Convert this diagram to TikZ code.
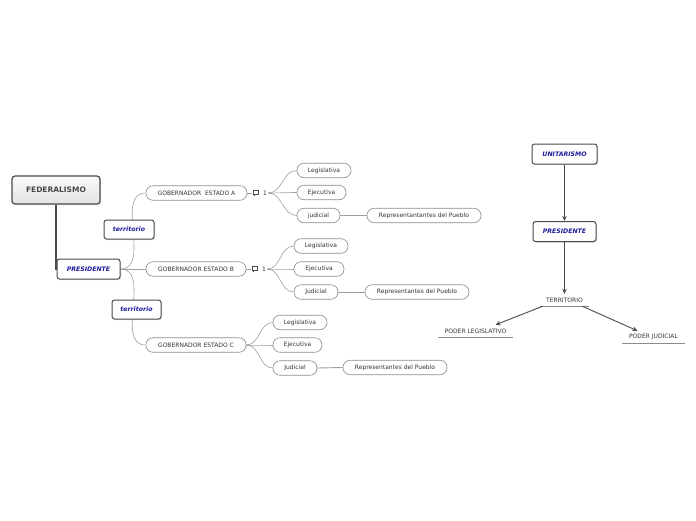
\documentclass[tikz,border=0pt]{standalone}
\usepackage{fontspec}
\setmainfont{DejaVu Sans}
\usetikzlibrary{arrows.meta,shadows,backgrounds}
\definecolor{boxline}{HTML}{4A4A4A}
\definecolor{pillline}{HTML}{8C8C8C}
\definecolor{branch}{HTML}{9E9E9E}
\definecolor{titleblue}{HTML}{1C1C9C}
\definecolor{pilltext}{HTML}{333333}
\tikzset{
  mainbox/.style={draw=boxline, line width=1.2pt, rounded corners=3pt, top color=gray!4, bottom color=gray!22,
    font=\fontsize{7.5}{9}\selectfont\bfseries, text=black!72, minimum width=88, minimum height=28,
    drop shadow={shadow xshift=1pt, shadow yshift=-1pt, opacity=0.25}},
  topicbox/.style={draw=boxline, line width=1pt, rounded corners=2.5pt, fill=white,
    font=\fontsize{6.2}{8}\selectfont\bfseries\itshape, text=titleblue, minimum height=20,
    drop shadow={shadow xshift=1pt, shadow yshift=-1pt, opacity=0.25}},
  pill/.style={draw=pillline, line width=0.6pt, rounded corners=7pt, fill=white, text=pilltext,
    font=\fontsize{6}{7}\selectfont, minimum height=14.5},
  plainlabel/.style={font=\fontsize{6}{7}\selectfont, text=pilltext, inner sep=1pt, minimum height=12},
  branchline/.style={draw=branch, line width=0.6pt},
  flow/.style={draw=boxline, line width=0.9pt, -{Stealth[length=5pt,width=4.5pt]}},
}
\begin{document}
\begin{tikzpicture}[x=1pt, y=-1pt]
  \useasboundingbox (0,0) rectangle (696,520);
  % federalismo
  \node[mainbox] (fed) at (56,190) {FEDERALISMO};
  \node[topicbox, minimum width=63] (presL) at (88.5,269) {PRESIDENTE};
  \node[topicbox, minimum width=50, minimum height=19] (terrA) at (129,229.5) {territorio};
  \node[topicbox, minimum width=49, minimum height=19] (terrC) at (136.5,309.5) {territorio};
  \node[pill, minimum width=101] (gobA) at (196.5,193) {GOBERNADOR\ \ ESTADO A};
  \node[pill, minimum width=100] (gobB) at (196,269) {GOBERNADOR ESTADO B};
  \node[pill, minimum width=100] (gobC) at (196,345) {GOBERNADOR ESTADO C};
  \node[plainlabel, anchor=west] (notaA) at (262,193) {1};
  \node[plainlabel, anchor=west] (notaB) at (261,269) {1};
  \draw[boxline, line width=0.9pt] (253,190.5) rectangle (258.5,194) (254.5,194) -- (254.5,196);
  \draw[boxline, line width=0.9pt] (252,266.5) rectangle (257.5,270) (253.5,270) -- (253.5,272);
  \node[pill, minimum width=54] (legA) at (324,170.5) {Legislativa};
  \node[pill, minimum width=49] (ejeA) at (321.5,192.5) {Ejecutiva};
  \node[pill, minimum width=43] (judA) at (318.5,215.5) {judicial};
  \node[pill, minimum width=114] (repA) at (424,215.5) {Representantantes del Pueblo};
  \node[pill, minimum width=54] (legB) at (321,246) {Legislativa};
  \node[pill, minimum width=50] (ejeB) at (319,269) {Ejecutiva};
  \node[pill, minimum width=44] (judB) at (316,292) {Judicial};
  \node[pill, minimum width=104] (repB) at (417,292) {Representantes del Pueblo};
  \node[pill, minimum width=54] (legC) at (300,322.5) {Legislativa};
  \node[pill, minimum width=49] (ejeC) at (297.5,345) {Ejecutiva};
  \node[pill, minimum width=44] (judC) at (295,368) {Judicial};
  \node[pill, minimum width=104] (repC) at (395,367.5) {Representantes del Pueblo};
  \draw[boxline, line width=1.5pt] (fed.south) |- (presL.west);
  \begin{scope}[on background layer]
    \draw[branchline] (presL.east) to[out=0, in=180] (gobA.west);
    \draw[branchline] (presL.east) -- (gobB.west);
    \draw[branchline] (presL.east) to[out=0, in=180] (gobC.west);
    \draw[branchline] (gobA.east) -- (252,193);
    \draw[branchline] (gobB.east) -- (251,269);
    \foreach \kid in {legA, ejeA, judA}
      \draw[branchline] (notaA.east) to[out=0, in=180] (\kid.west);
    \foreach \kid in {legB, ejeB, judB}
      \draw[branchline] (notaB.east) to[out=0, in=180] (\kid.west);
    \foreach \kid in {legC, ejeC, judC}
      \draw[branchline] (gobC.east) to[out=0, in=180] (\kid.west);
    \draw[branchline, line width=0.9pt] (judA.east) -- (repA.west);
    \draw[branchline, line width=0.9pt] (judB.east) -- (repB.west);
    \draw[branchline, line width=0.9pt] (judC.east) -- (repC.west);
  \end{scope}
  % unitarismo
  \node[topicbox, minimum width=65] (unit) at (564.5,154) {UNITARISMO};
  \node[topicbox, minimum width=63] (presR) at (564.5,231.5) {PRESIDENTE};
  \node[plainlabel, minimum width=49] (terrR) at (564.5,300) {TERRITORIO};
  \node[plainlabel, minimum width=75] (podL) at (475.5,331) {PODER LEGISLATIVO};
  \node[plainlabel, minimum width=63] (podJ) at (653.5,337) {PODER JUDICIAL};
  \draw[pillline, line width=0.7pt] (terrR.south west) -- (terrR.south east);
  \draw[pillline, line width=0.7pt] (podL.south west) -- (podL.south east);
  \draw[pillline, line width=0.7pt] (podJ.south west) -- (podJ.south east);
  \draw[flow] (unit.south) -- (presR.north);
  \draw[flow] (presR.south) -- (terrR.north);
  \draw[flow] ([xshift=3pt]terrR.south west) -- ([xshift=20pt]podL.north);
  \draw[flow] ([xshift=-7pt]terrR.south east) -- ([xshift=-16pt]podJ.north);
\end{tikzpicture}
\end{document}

...

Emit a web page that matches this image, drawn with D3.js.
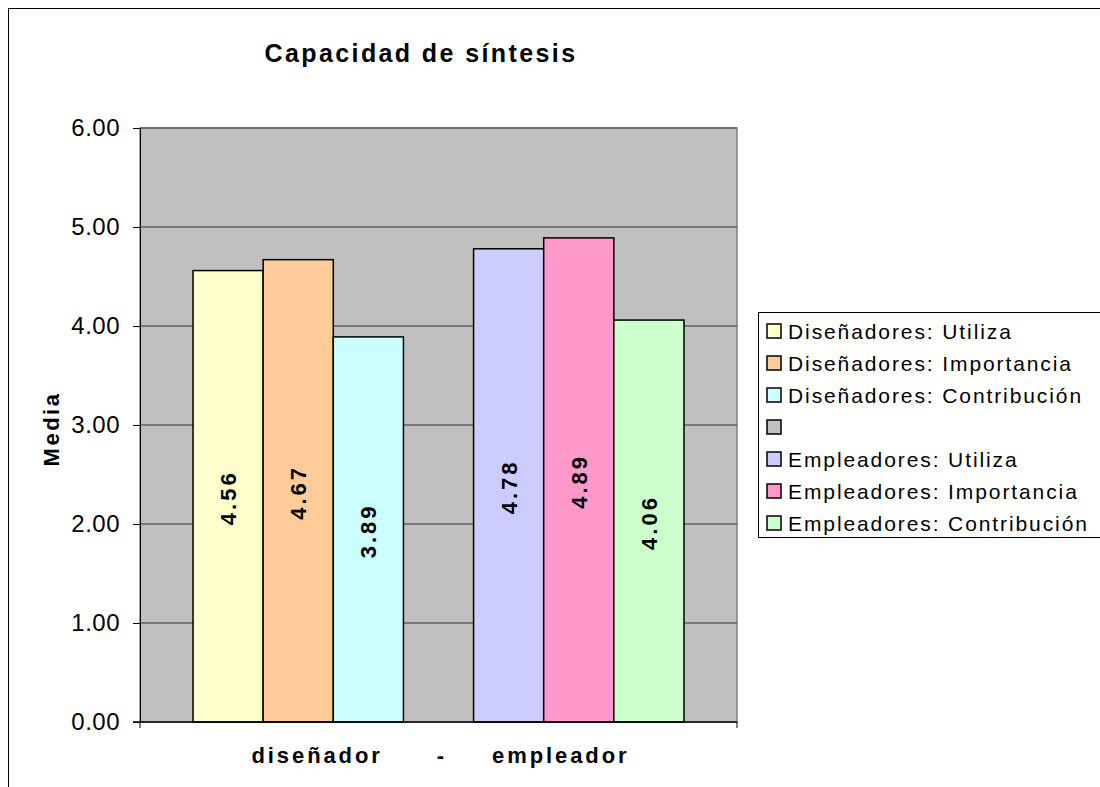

> Task: Identify and copy the lines holding the word "this".

> Complete response:
Convert this diagram to TikZ code.
Emit a web page that matches this image, drawn with D3.js.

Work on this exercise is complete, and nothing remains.